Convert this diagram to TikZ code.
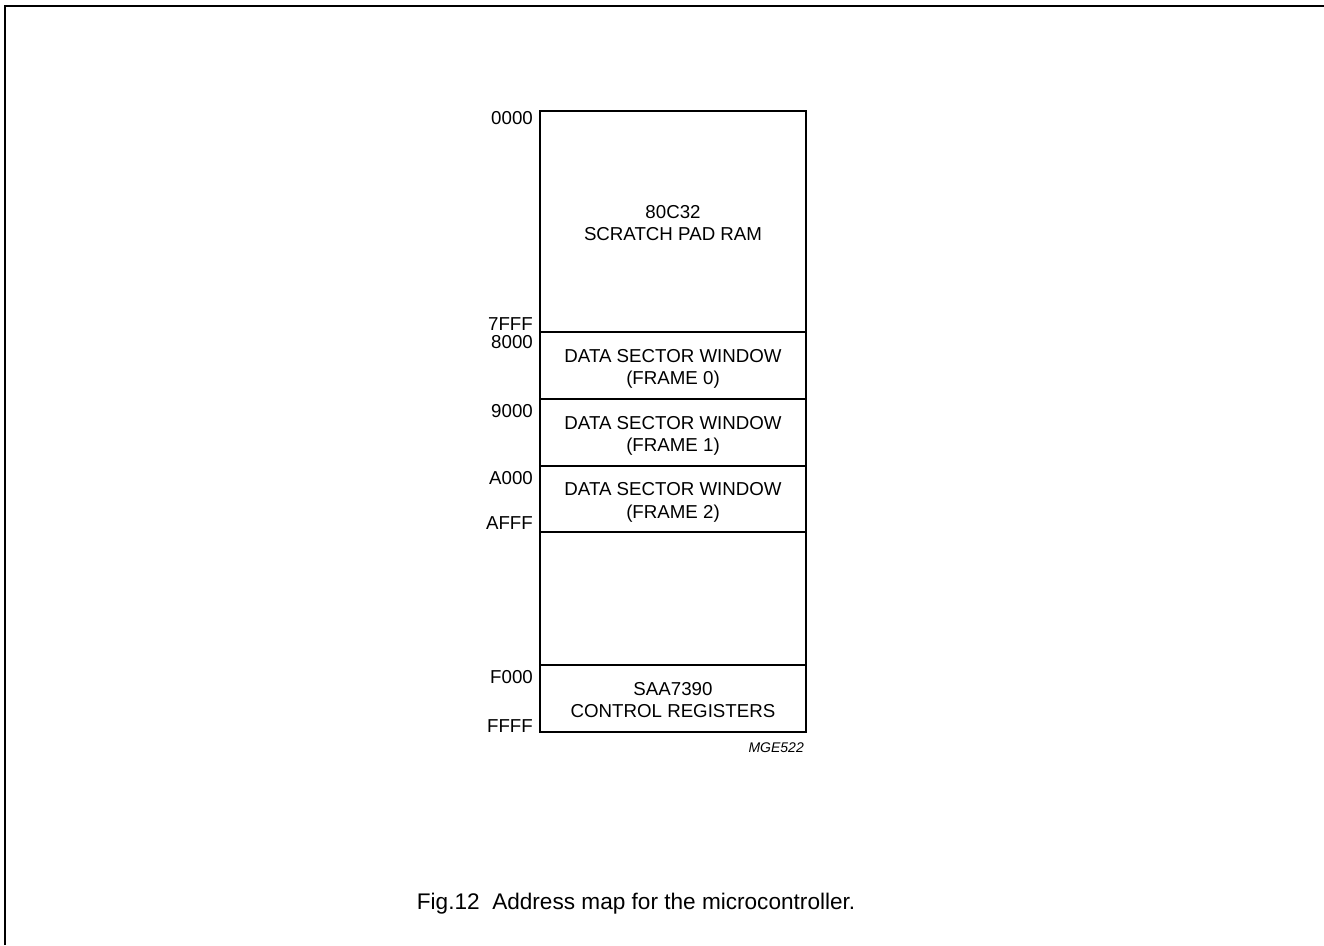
\documentclass[tikz,border=0pt]{standalone}
\usepackage{fontspec}
\setmainfont{Liberation Sans}
\begin{document}
\begin{tikzpicture}[x=1pt,y=-1pt,
  blk/.style={draw, line width=1.8pt, minimum width=266pt, inner sep=0pt, align=center,
    text height=38.5pt, text depth=0pt,
    font=\fontsize{18.7}{22.5}\selectfont},
  addr/.style={anchor=base east, inner sep=0pt, font=\fontsize{18.7}{22}\selectfont},
  frameline/.style={line width=2pt}]
\useasboundingbox (0,0) rectangle (1324,945);
\coordinate (fb) at (5,945);
\coordinate (fc) at (5,5.5);
\coordinate (fr) at (1324,5.5);
\draw[frameline] (fb) -- (fc) -- (fr);

\node[blk, minimum height=221pt] (ram) at (673,221.5) {80C32\\SCRATCH PAD RAM};
\node[blk, minimum height=67pt] (f0) at (673,365.5) {DATA SECTOR WINDOW\\(FRAME 0)};
\node[blk, minimum height=67pt] (f1) at (673,432.5) {DATA SECTOR WINDOW\\(FRAME 1)};
\node[blk, minimum height=66pt] (f2) at (673,499) {DATA SECTOR WINDOW\\(FRAME 2)};
\node[blk, minimum height=133pt] (gap) at (673,598.5) {};
\node[blk, minimum height=67pt] (regs) at (673,698.5) {SAA7390\\CONTROL REGISTERS};

\node[addr] (a0000) at (533,124) {0000};
\node[addr] (a7fff) at (533,330) {7FFF};
\node[addr] (a8000) at (533,348) {8000};
\node[addr] (a9000) at (533,417) {9000};
\node[addr] (aa000) at (533,484) {A000};
\node[addr] (aafff) at (533,529.5) {AFFF};
\node[addr] (af000) at (533,683) {F000};
\node[addr] (affff) at (533,732) {FFFF};

\node[anchor=base east, inner sep=0pt, font=\fontsize{14}{16}\selectfont\itshape] (code) at (804,752) {MGE522};
\node[anchor=base west, inner sep=0pt, font=\fontsize{22.6}{26}\selectfont] (cap) at (416.7,909) {Fig.12\ \ Address map for the microcontroller.};
\end{tikzpicture}
\end{document}
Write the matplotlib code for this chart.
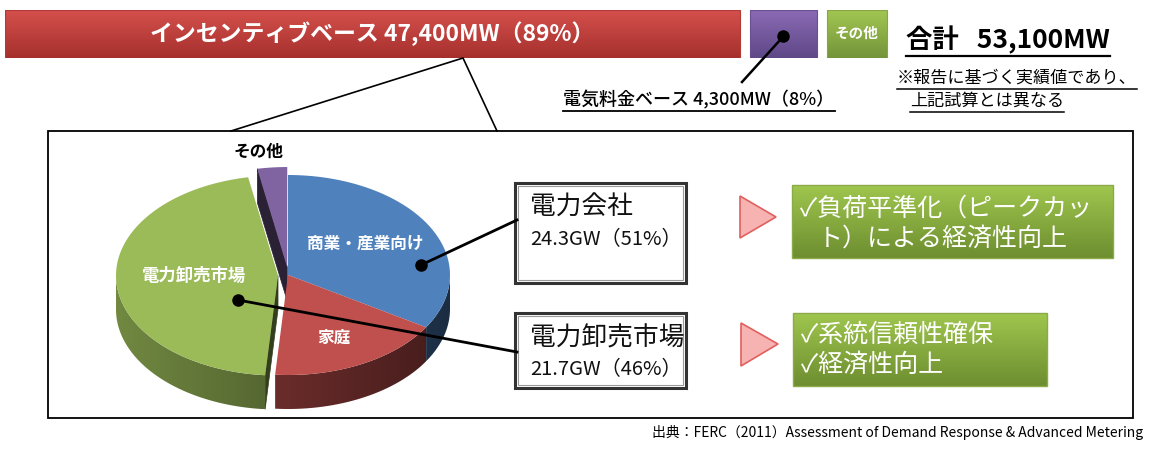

#####

## [SET EXERCISE]
Copy the entries above faithfully and omit every image.

## [FINISHED EXERCISE]
Convert this diagram to TikZ code.
\documentclass[tikz,border=0pt]{standalone}
\usepackage{fontspec}
\setmainfont{Liberation Sans}
\begin{document}
\begin{tikzpicture}[x=1pt,y=-1pt,
  blk/.style={draw, line width=1.8pt, minimum width=266pt, inner sep=0pt, align=center,
    text height=38.5pt, text depth=0pt,
    font=\fontsize{18.7}{22.5}\selectfont},
  addr/.style={anchor=base east, inner sep=0pt, font=\fontsize{18.7}{22}\selectfont},
  frameline/.style={line width=2pt}]
\useasboundingbox (0,0) rectangle (1324,945);
\coordinate (fb) at (5,945);
\coordinate (fc) at (5,5.5);
\coordinate (fr) at (1324,5.5);
\draw[frameline] (fb) -- (fc) -- (fr);

\node[blk, minimum height=221pt] (ram) at (673,221.5) {80C32\\SCRATCH PAD RAM};
\node[blk, minimum height=67pt] (f0) at (673,365.5) {DATA SECTOR WINDOW\\(FRAME 0)};
\node[blk, minimum height=67pt] (f1) at (673,432.5) {DATA SECTOR WINDOW\\(FRAME 1)};
\node[blk, minimum height=66pt] (f2) at (673,499) {DATA SECTOR WINDOW\\(FRAME 2)};
\node[blk, minimum height=133pt] (gap) at (673,598.5) {};
\node[blk, minimum height=67pt] (regs) at (673,698.5) {SAA7390\\CONTROL REGISTERS};

\node[addr] (a0000) at (533,124) {0000};
\node[addr] (a7fff) at (533,330) {7FFF};
\node[addr] (a8000) at (533,348) {8000};
\node[addr] (a9000) at (533,417) {9000};
\node[addr] (aa000) at (533,484) {A000};
\node[addr] (aafff) at (533,529.5) {AFFF};
\node[addr] (af000) at (533,683) {F000};
\node[addr] (affff) at (533,732) {FFFF};

\node[anchor=base east, inner sep=0pt, font=\fontsize{14}{16}\selectfont\itshape] (code) at (804,752) {MGE522};
\node[anchor=base west, inner sep=0pt, font=\fontsize{22.6}{26}\selectfont] (cap) at (416.7,909) {Fig.12\ \ Address map for the microcontroller.};
\end{tikzpicture}
\end{document}
Write the matplotlib code for this chart.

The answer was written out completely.